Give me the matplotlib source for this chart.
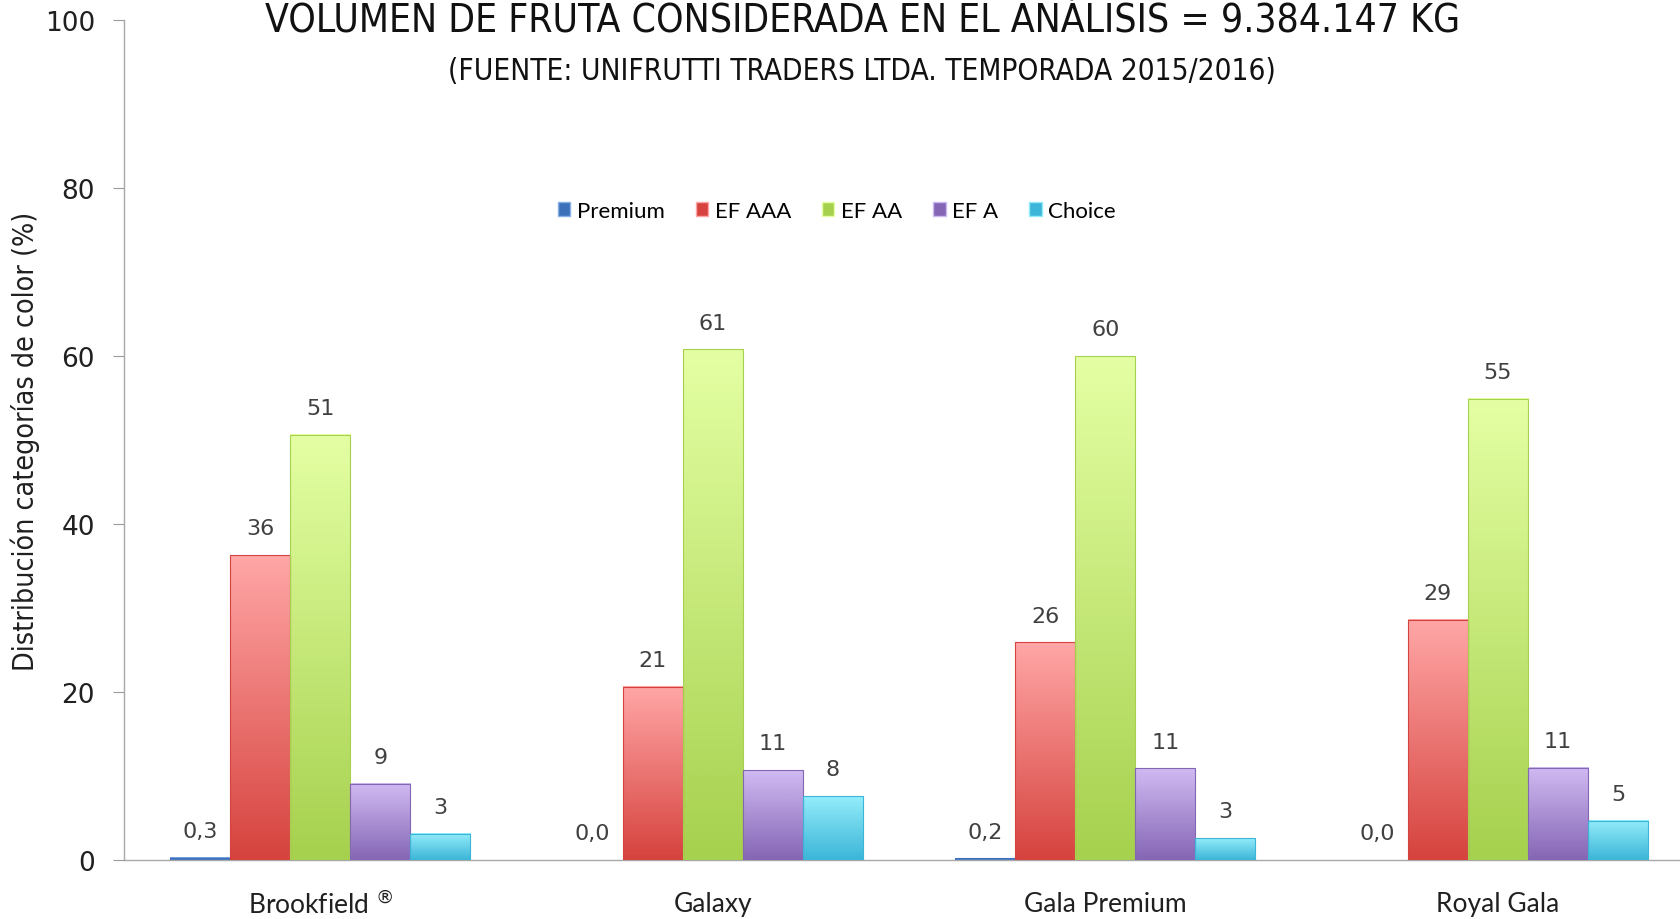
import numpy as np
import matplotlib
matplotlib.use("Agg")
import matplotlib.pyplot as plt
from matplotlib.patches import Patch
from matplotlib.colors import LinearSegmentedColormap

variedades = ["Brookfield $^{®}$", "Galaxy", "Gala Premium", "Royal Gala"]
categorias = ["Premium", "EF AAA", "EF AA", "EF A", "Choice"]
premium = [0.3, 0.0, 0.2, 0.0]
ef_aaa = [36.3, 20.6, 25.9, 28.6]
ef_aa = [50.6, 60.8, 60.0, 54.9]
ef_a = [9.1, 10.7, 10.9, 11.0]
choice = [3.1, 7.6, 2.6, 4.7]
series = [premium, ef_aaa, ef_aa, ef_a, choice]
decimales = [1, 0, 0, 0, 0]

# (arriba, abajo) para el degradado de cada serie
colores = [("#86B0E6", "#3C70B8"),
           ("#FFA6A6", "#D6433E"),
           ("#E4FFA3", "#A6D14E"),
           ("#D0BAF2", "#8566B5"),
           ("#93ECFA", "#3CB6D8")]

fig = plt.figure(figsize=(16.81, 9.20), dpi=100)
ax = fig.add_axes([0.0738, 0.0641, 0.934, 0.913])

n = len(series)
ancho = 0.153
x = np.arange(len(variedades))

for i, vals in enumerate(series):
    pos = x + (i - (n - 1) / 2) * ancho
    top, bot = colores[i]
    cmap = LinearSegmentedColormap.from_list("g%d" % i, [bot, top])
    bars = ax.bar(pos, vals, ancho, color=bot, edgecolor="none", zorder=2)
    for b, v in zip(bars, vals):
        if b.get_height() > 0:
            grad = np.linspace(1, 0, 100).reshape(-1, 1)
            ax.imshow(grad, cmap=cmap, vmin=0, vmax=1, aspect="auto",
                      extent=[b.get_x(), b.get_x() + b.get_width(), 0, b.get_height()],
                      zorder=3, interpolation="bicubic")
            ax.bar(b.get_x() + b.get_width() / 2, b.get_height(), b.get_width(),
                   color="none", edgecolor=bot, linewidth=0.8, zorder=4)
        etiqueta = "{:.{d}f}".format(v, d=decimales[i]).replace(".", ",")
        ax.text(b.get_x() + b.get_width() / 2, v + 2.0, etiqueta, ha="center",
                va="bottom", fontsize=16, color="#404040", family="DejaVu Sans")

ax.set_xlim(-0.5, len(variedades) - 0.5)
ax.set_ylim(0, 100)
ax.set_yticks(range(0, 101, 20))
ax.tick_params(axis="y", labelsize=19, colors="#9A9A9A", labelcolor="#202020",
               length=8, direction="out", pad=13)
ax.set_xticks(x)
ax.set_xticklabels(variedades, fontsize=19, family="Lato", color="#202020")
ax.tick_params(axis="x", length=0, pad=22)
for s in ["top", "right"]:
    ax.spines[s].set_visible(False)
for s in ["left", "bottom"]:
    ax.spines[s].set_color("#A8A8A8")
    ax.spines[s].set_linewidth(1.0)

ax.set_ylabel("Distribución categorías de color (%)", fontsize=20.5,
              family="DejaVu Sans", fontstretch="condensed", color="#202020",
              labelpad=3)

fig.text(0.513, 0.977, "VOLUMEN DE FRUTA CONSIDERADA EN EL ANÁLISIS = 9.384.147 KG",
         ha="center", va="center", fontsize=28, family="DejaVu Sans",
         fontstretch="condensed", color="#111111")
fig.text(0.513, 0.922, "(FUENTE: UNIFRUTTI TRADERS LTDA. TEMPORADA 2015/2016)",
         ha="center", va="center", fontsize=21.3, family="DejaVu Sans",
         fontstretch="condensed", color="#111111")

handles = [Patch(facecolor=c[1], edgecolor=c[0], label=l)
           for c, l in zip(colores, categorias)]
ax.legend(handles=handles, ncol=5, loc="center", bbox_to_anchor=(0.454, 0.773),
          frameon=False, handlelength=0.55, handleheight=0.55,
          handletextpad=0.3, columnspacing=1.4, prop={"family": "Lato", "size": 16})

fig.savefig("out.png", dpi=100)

***

GOAL OF THE EXERCISE –
Each line from the top of the material through the line containing "ax = fig.add_axes([0.0738, 0.0641, 0.934, 0.913])" should be reproduced exactly; please drop any images.

ANSWER TO THIS PROBLEM –
Give me the matplotlib source for this chart.
import numpy as np
import matplotlib
matplotlib.use("Agg")
import matplotlib.pyplot as plt
from matplotlib.patches import Patch
from matplotlib.colors import LinearSegmentedColormap

variedades = ["Brookfield $^{®}$", "Galaxy", "Gala Premium", "Royal Gala"]
categorias = ["Premium", "EF AAA", "EF AA", "EF A", "Choice"]
premium = [0.3, 0.0, 0.2, 0.0]
ef_aaa = [36.3, 20.6, 25.9, 28.6]
ef_aa = [50.6, 60.8, 60.0, 54.9]
ef_a = [9.1, 10.7, 10.9, 11.0]
choice = [3.1, 7.6, 2.6, 4.7]
series = [premium, ef_aaa, ef_aa, ef_a, choice]
decimales = [1, 0, 0, 0, 0]

# (arriba, abajo) para el degradado de cada serie
colores = [("#86B0E6", "#3C70B8"),
           ("#FFA6A6", "#D6433E"),
           ("#E4FFA3", "#A6D14E"),
           ("#D0BAF2", "#8566B5"),
           ("#93ECFA", "#3CB6D8")]

fig = plt.figure(figsize=(16.81, 9.20), dpi=100)
ax = fig.add_axes([0.0738, 0.0641, 0.934, 0.913])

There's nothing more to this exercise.